Records with drawing code
(begin)

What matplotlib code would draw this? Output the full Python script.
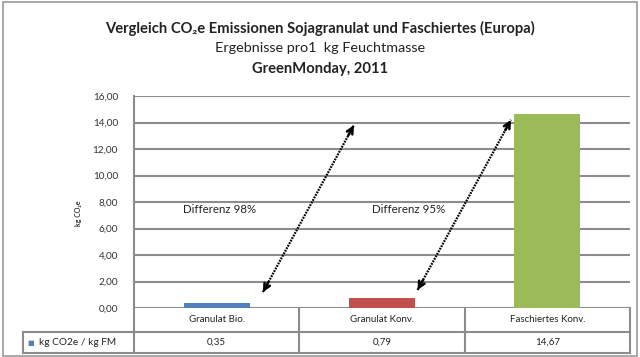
import matplotlib
matplotlib.use("Agg")
from matplotlib import pyplot as plt
from matplotlib.patches import Rectangle

plt.rcParams['font.family'] = ['Lato', 'DejaVu Sans']

categories = ['Granulat Bio.', 'Granulat Konv.', 'Faschiertes Konv.']
values = [0.35, 0.79, 14.67]
colors = ['#4F81BD', '#C0504D', '#9BBB59']
series_name = 'kg CO2e / kg FM'
yticks = [0, 2, 4, 6, 8, 10, 12, 14, 16]

# arrows: (start, end) in data coords, and label positions
arrows = [((0.28, 1.2), (0.83, 13.8)), ((1.215, 1.36), (1.78, 14.2))]
diff_labels = [(0.02, 7.4, 'Differenz 98%'), (1.16, 7.4, 'Differenz 95%')]

grid_col = '#8c8c8c'
txt_col = '#222222'

fig = plt.figure(figsize=(6.4, 3.57), dpi=100)
ax = fig.add_axes([134/640, 1-308/357, 496/640, 212/357])

x = list(range(len(categories)))
ax.bar(x, values, width=0.4, color=colors, zorder=3)
ax.set_xlim(-0.5, 2.5)
ax.set_ylim(0, 16)
ax.set_yticks(yticks)
ax.set_yticklabels([('%.2f' % v).replace('.', ',') for v in yticks],
                   fontsize=7.2, color='#333333')
ax.yaxis.set_tick_params(length=0, pad=11.5)
ax.set_xticks([])
ax.grid(axis='y', color=grid_col, linewidth=1.5, zorder=0)
for s in ['top', 'right', 'bottom']:
    ax.spines[s].set_visible(False)
ax.spines['left'].set_color(grid_col)
ax.spines['left'].set_linewidth(1.5)

# dotted double arrows
for (x0, y0), (x1, y1) in arrows:
    ax.plot([x0, x1], [y0, y1], color='black', lw=1.6, linestyle=(0, (0.8, 0.5)),
            zorder=5)
    for (ax0, ay0), (ax1, ay1) in [((x0, y0), (x1, y1)), ((x1, y1), (x0, y0))]:
        bx = ax1 - 0.06 * (ax1 - ax0)
        by = ay1 - 0.06 * (ay1 - ay0)
        ax.annotate('', xy=(ax1, ay1), xytext=(bx, by),
                    arrowprops=dict(arrowstyle='->', color='black', lw=1.8,
                                    mutation_scale=11, shrinkA=0, shrinkB=0),
                    zorder=6)
for tx, ty, t in diff_labels:
    ax.text(tx, ty, t, fontsize=8.3, ha='center', va='center', color=txt_col)

# data table under the plot
tr = ax.get_xaxis_transform()
r1 = -24/212
r2 = -45/212
left = -0.5 - 111/165
kw = dict(color=grid_col, lw=1.5, transform=tr, clip_on=False)
ax.plot([left, 2.5], [r1, r1], **kw)
ax.plot([left, 2.5], [r2, r2], **kw)
ax.plot([-0.5, -0.5], [r2, 0], **kw)
ax.plot([left, left], [r2, r1], **kw)
for i in x:
    ax.plot([i + 0.5, i + 0.5], [r2, 0], **kw)
    ax.text(i, r1/2, categories[i], transform=tr, fontsize=7, ha='center',
            va='center', color=txt_col)
    ax.text(i, (r1 + r2)/2, ('%.2f' % values[i]).replace('.', ','), transform=tr,
            fontsize=7, ha='center', va='center', color=txt_col)
ax.text(left + 0.025, (r1 + r2)/2, '\u25a0', transform=tr, fontsize=5,
        ha='left', va='center', color=colors[0])
ax.text(left + 0.1, (r1 + r2)/2, series_name, transform=tr, fontsize=7.3,
        ha='left', va='center', color=txt_col)

# y axis label
fig.text(78/640, 1-213/357, 'kg CO\u2082e', rotation=90, fontsize=5,
         fontweight='bold', ha='center', va='center', color='#333333')

# titles
fig.text(0.5, 1-28/357, 'Vergleich CO\u2082e Emissionen Sojagranulat und Faschiertes (Europa)',
         ha='center', va='center', fontsize=10.6, fontweight='bold', color=txt_col)
fig.text(0.5, 1-48/357, 'Ergebnisse pro1  kg Feuchtmasse',
         ha='center', va='center', fontsize=10.4, color=txt_col)
fig.text(0.5, 1-69/357, 'GreenMonday, 2011',
         ha='center', va='center', fontsize=10.6, fontweight='bold', color=txt_col)

fig.patches.append(Rectangle((0.004, 0.004), 0.992, 0.99, transform=fig.transFigure,
                             fill=False, edgecolor='#999999', lw=1.2))

plt.savefig('out.png', dpi=100)
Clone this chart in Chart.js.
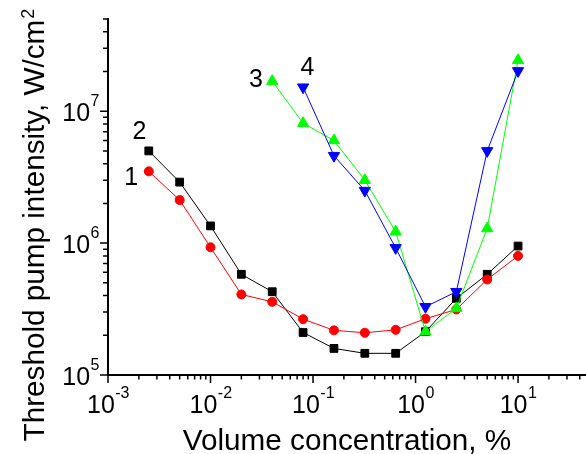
<!DOCTYPE html>
<html>
<head>
<meta charset="utf-8">
<script src="https://cdn.jsdelivr.net/npm/chart.js@4"></script>
<style>
html,body{margin:0;padding:0;background:#fff;}
#c{display:block;}
</style>
</head>
<body>
<canvas id="c" width="586" height="454"></canvas>
<script>
// ---- data ----
const conc12 = [0.0025, 0.005, 0.01, 0.02, 0.04, 0.08, 0.16, 0.32, 0.64, 1.25, 2.5, 5, 10];
const series1 = [3.5e6, 2.12e6, 9.3e5, 4.08e5, 3.59e5, 2.65e5, 2.18e5, 2.09e5, 2.2e5, 2.67e5, 3.14e5, 5.3e5, 8.0e5];
const series2 = [5.0e6, 2.9e6, 1.35e6, 5.8e5, 4.28e5, 2.1e5, 1.59e5, 1.46e5, 1.46e5, 2.13e5, 3.81e5, 5.8e5, 9.5e5];
const conc3 = [0.04, 0.08, 0.16, 0.32, 0.64, 1.25, 2.5, 5, 10];
const series3 = [1.69e7, 8.1e6, 6.0e6, 3.0e6, 1.22e6, 2.13e5, 3.2e5, 1.29e6, 2.43e7];
const conc4 = [0.08, 0.16, 0.32, 0.64, 1.25, 2.5, 5, 10];
const series4 = [1.52e7, 4.6e6, 2.5e6, 9.2e5, 3.29e5, 4.28e5, 5.0e6, 2.02e7];

const xTickExps = [-3, -2, -1, 0, 1];
const yTickExps = [5, 6, 7];

const curveLabels = ['1', '2', '3', '4'];
const curveLabelX = [0.00168, 0.00203, 0.0278, 0.0883];
const curveLabelY = [3.16e6, 7.05e6, 1.75e7, 2.17e7];

const xTitle = 'Volume concentration, %';
const yTitle = 'Threshold pump intensity, W/cm';
const yTitleSup = '2';

const X_MIN = 0.001, X_MAX = 46, Y_MIN = 1e5, Y_MAX = 5e7;

function pts(xs, ys) { return xs.map((x, i) => ({x: x, y: ys[i]})); }

const FONT = '"Liberation Sans", Arial, sans-serif';

const axesPlugin = {
  id: 'axesPlugin',
  afterDraw(chart) {
    const ctx = chart.ctx;
    const xs = chart.scales.x, ys = chart.scales.y;
    const left = xs.getPixelForValue(X_MIN);
    const right = xs.getPixelForValue(X_MAX);
    const bottom = ys.getPixelForValue(Y_MIN);
    const top = ys.getPixelForValue(Y_MAX);
    ctx.save();
    ctx.strokeStyle = '#000';
    ctx.fillStyle = '#000';
    // axis lines
    ctx.lineWidth = 2;
    ctx.beginPath();
    ctx.moveTo(left, top - 1); ctx.lineTo(left, bottom + 1);
    ctx.moveTo(left - 1, bottom); ctx.lineTo(right, bottom);
    ctx.stroke();
    // ticks
    ctx.lineWidth = 1.5;
    ctx.beginPath();
    for (let e = -3; e <= 1; e++) {
      for (let m = 1; m <= 9; m++) {
        const v = m * Math.pow(10, e);
        if (v > X_MAX * 1.0001) continue;
        const px = xs.getPixelForValue(v);
        const len = m === 1 ? 8 : 4.5;
        ctx.moveTo(px, bottom); ctx.lineTo(px, bottom + len);
      }
    }
    for (let e = 5; e <= 7; e++) {
      for (let m = 1; m <= 9; m++) {
        const v = m * Math.pow(10, e);
        if (v > Y_MAX * 1.0001) continue;
        const py = ys.getPixelForValue(v);
        const len = m === 1 ? 8 : 5;
        ctx.moveTo(left, py); ctx.lineTo(left - len, py);
      }
    }
    ctx.stroke();
    // tick labels
    const baseFont = '25px ' + FONT;
    const supFont = '16px ' + FONT;
    ctx.textBaseline = 'alphabetic';
    ctx.textAlign = 'left';
    xTickExps.forEach(e => {
      const px = xs.getPixelForValue(Math.pow(10, e));
      ctx.font = baseFont; const w1 = ctx.measureText('10').width;
      ctx.font = supFont; const sup = String(e); const w2 = ctx.measureText(sup).width;
      const x0 = px - (w1 + w2) / 2;
      ctx.font = baseFont; ctx.fillText('10', x0, 413);
      ctx.font = supFont; ctx.fillText(sup, x0 + w1 + 0.5, 397.5);
    });
    yTickExps.forEach(e => {
      const py = ys.getPixelForValue(Math.pow(10, e));
      ctx.font = baseFont; const w1 = ctx.measureText('10').width;
      ctx.font = supFont; const sup = String(e); const w2 = ctx.measureText(sup).width;
      const x0 = 99 - (w1 + w2);
      ctx.font = baseFont; ctx.fillText('10', x0, py + 10.3);
      ctx.font = supFont; ctx.fillText(sup, x0 + w1 + 0.5, py - 4.7);
    });
    // axis titles
    ctx.font = '29.7px ' + FONT;
    ctx.textAlign = 'center';
    ctx.fillText(xTitle, (left + right) / 2, 450);
    ctx.save();
    ctx.translate(43.5, 441.5);
    ctx.rotate(-Math.PI / 2);
    ctx.textAlign = 'left';
    ctx.font = '29.7px ' + FONT;
    ctx.fillText(yTitle, 0, 0);
    const tw = ctx.measureText(yTitle).width;
    ctx.font = '18px ' + FONT;
    ctx.fillText(yTitleSup, tw + 1, -10);
    ctx.restore();
    // curve labels
    ctx.font = '25px ' + FONT;
    ctx.textAlign = 'center';
    ctx.textBaseline = 'middle';
    curveLabels.forEach((t, i) => {
      ctx.fillText(t, xs.getPixelForValue(curveLabelX[i]), ys.getPixelForValue(curveLabelY[i]) + 1);
    });
    ctx.restore();
  }
};

new Chart(document.getElementById('c'), {
  type: 'line',
  data: {
    datasets: [
      {label: '4', data: pts(conc4, series4), borderColor: '#0000ff', backgroundColor: '#0000ff',
       pointStyle: 'triangle', pointRotation: 180, pointRadius: 6.5, pointBorderWidth: 1, borderWidth: 1},
      {label: '3', data: pts(conc3, series3), borderColor: '#00ff00', backgroundColor: '#00ff00',
       pointStyle: 'triangle', pointRadius: 6.5, pointBorderWidth: 1, borderWidth: 1},
      {label: '1', data: pts(conc12, series1), borderColor: '#ff0000', backgroundColor: '#ff0000',
       pointStyle: 'circle', pointRadius: 4.5, pointBorderWidth: 1, borderWidth: 1},
      {label: '2', data: pts(conc12, series2), borderColor: '#000000', backgroundColor: '#000000',
       pointStyle: 'rect', pointRadius: 5.5, pointBorderWidth: 1, borderWidth: 1}
    ]
  },
  options: {
    responsive: false,
    animation: false,
    devicePixelRatio: 1,
    layout: {autoPadding: false, padding: {left: 108, top: 19, right: 0, bottom: 79}},
    plugins: {legend: {display: false}, tooltip: {enabled: false}},
    elements: {line: {tension: 0, fill: false}},
    scales: {
      x: {type: 'logarithmic', min: X_MIN, max: X_MAX, display: false},
      y: {type: 'logarithmic', min: Y_MIN, max: Y_MAX, display: false}
    }
  },
  plugins: [axesPlugin]
});
</script>
</body>
</html>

(end)

▶ [YOUR OBJECTIVE] Repeat the listing above up to and including the line with "ax = fig.add_axes([134/640, 1-308/357, 496/640, 212/357])", starting from its first line. Drop any pictures.

▶ [WRITTEN SOLUTION]
What matplotlib code would draw this? Output the full Python script.
import matplotlib
matplotlib.use("Agg")
from matplotlib import pyplot as plt
from matplotlib.patches import Rectangle

plt.rcParams['font.family'] = ['Lato', 'DejaVu Sans']

categories = ['Granulat Bio.', 'Granulat Konv.', 'Faschiertes Konv.']
values = [0.35, 0.79, 14.67]
colors = ['#4F81BD', '#C0504D', '#9BBB59']
series_name = 'kg CO2e / kg FM'
yticks = [0, 2, 4, 6, 8, 10, 12, 14, 16]

# arrows: (start, end) in data coords, and label positions
arrows = [((0.28, 1.2), (0.83, 13.8)), ((1.215, 1.36), (1.78, 14.2))]
diff_labels = [(0.02, 7.4, 'Differenz 98%'), (1.16, 7.4, 'Differenz 95%')]

grid_col = '#8c8c8c'
txt_col = '#222222'

fig = plt.figure(figsize=(6.4, 3.57), dpi=100)
ax = fig.add_axes([134/640, 1-308/357, 496/640, 212/357])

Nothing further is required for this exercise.